In the early summer of 2016 I was living in Warsaw with my wife, infant son and extended family. Every morning on my way to Łazienki Park I passed by the permanent camp outside the Chancellery of the Prime Minister of Poland, where protestors had dug in to resist attacks on the Polish constitution (and legal abortion and immigration and…). It was primary season in the US, and despite this daily reminder of how suddenly and sharply a country can turn to the right, I could hardly imagine a “President Trump.” The summer I wrote Łazienki Park was bewildering enough.
I completed the first drafts of the poem’s sections under Chopin’s gaze, as America descended into another season of mass shootings and the UK voted to leave the European Union (slipping ‘Polish vermin go home’ notecards in postboxes the following morning).

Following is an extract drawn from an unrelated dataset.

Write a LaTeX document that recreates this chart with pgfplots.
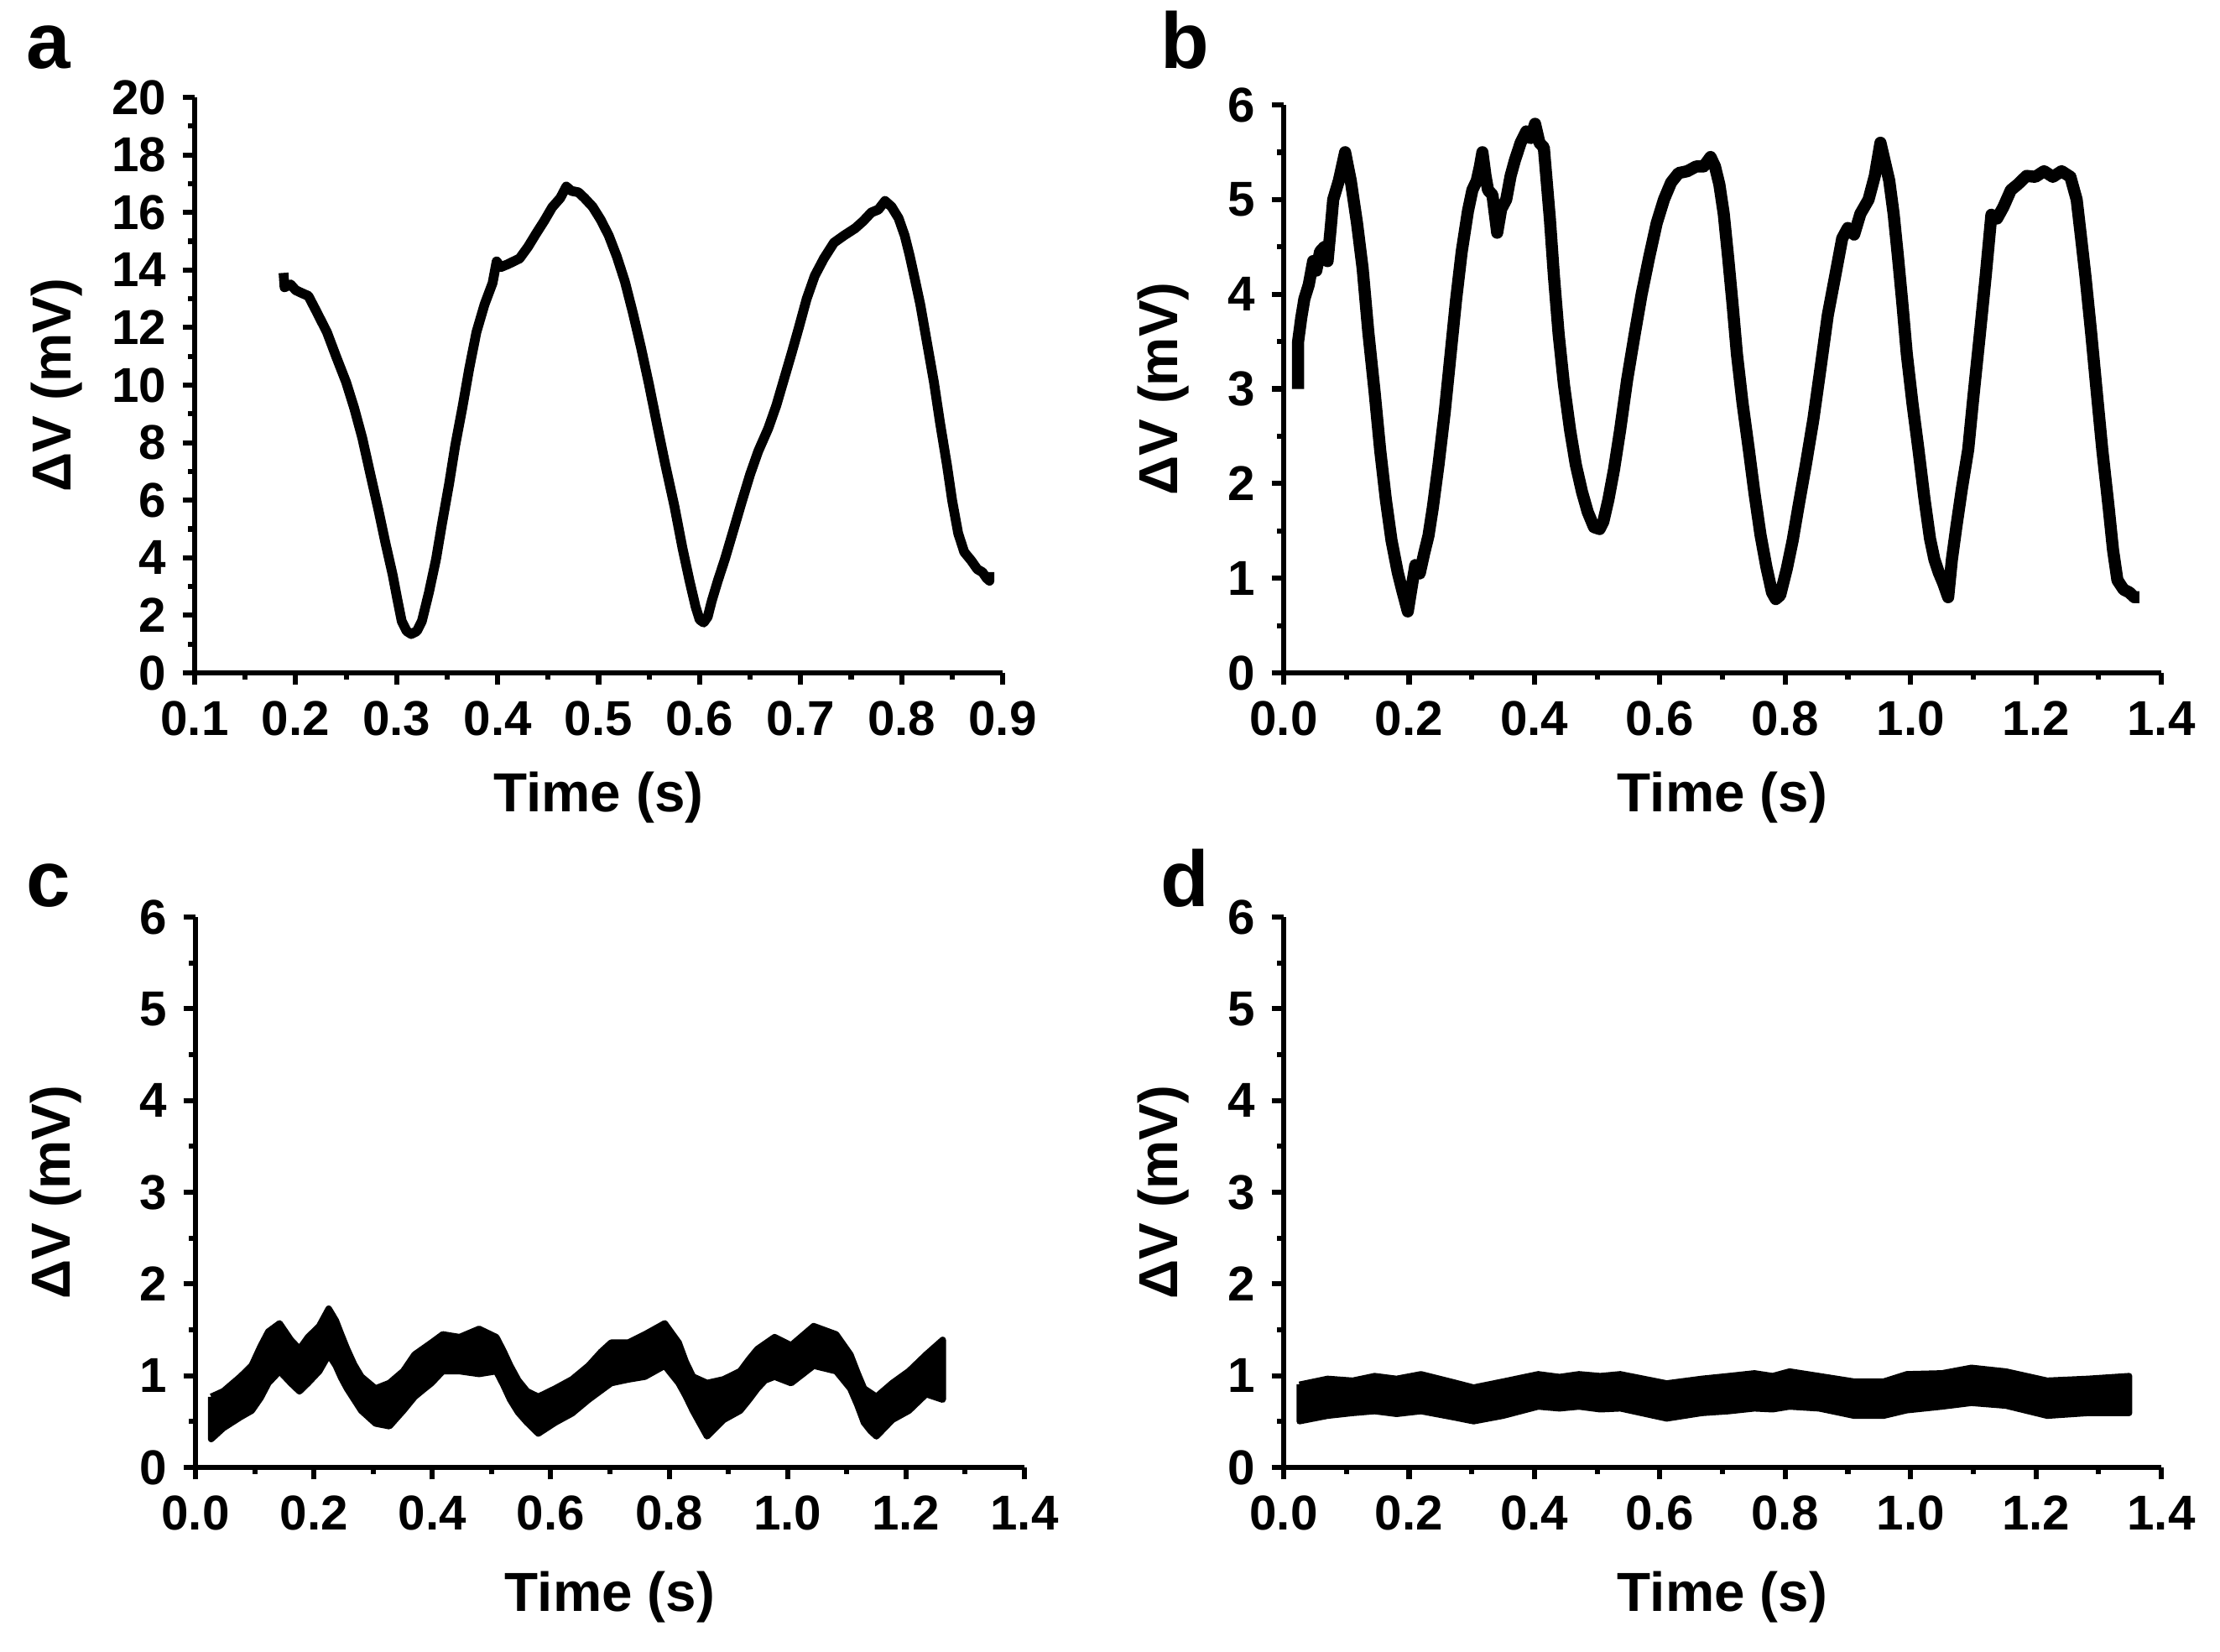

I compiled the poem one month later, while traveling in Athens amidst the rubble and salvaged bronzes, Seferis’ Mythistorema as my guide to the poem’s final shape. And now I’ve made a third return to Łazienki Park, in North America in the summer of 2017, to write this. It’s our first summer with the impossible President, a summer of torches and Nazi salutes and Confederate statues. The ‘New World.’
Again and again: monuments. How we use memory as a means to forget: to surround, seal in, and cauterize the wounds. Quickly, so we can return to the battle. ‘We sought to find once more the primal seed / so the age-old drama could begin again,’ wrote Seferis in 1935. And amidst all of this: Chopin, the absent hand, the music.
Thank God for the music, I thought as I wrote that last sentence. Then I paused for a moment before recording it here nonetheless.